Mahmoud Simri, who lives in public housing in a largely Jewish neighborhood near the epicenter of the violence, says his 15-year-old son, Salah, spends most of his time with Jewish friends from the apartment building. But now the boys only see each other in the stairwell and the Simri family keeps off the streets.

"At this hour we don't go outside. Soon we'll close all the windows," says Mr. Simri on Sunday, as dusk faded into a night of uncertainty of whether there would be more violence. "There are good Jews and bad Jews, but more are bad. They don't want Arabs here."

While Jewish commentators have wondered aloud if the fighting would touch off an internal intifada, or uprising, among the Palestinian citizens of the country, Arabs say that the violence was evidence that Jews hoped to expel them from the city.

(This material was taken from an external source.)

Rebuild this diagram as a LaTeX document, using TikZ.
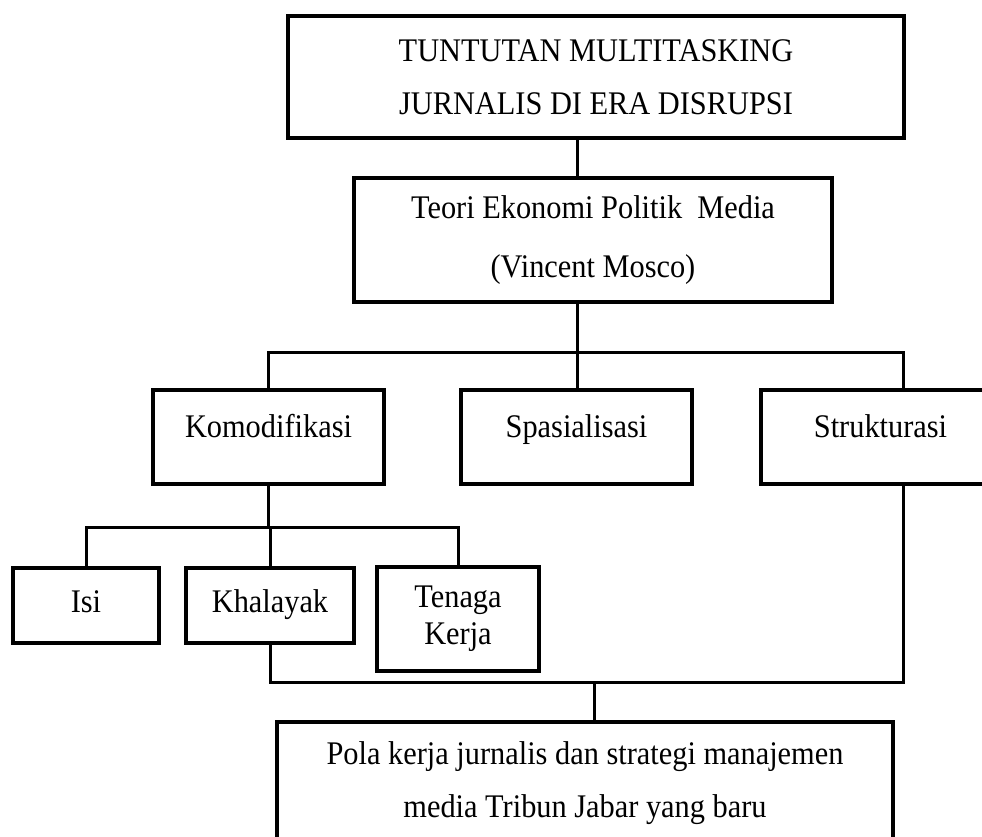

Sami Hawari, a journalist for the Arab newspaper Kul el-Arab, cited the municipality's cancellation of an annual theater festival that is centered in the predominantly Arab Old City as evidence of an "economic warfare" against the Arab community.

"The mayor wants to teach the Arabs a lesson: You [lift] your head up and we will break you," he says.

Mr. Hawari says that only when the municipality sponsors a joint Arab-Jewish school and other cultural institutions will a true sense of shared community develop.

In addition to the widespread economic discrimination that Arabs live with, there is the loaded problem of creating a national identity.

While Jews have never defined what it means for Arabs to be equal citizens in a Jewish state, Arabs need to reassure Jews that they aren't waiting for Israel to be replaced by something else, says Yossi Klein Halevi, a fellow at the Shalem Center in Jerusalem.

"That's the deal to make this a long-term viable society," he says. "An Israel where one-fifth of citizens feel disenfranchised from the most basic elements of the national identity cannot create a healthy society and, in the long term, not a viable one."